I am not an economist and I do not have the figures to hand but it seems to me that the best way forward is to take a radical look at the social care system and make wholesale changes that increase the funds at the front line.
We all know the way the current system works, money from central government filtered through Local Authorities to front line care provision.
So how about cutting out the middle man?
There are 152 Councils with Social Services Responsibilities (CSSRs) and, therefore, 152 directors of Adult Social Services (or whichever name they currently go by!), similarly there are 152 different administration systems that have to be paid for and 152 systems of line management.
It is said that this system creates a postcode lottery it which where you live can be important in the level of care you receive.
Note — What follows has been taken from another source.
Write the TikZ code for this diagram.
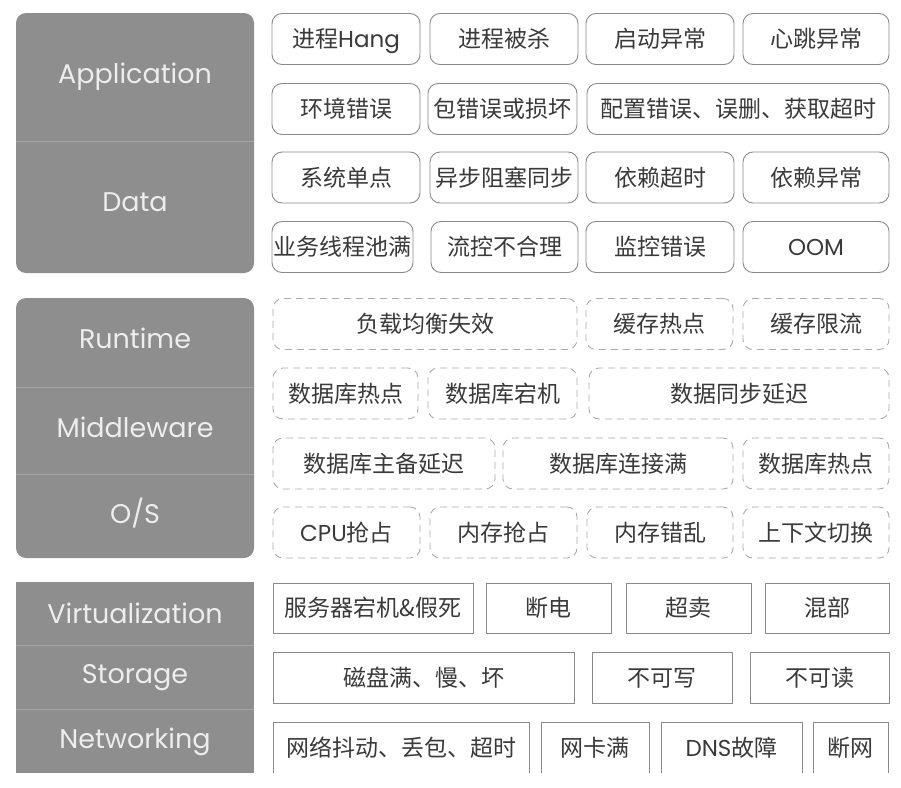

What if we eliminate that?
Have just one Director of Adult Social Services (there is one already in situ at the Department of Health), have one administration and assessment system that provides the same level of care across England and a system that allows more money to be directed at front line services.
Such a system will, of course, still have localism at its heart. Obviously social work remains in local offices and local services will meet the needs of local people but does such a thing really need director level involvement local level and does localism need variation when it comes to who is entitled to what service?
This would not necessarily mean that Local Authorities have no impact on local social care services. The Health & Well-Being boards could exist as a monitor to services and are still important in providing an oversight to ensure integration between services.
I have admitted I don’t have the figures for what the savings actually would be but I think it is an exercise that needs to be undertaken. Money is tight and we need what money is available to provide support and care for the people who need it and if that means 152 Directors of Adult Social Services losing their jobs isn’t that worth it in the long run?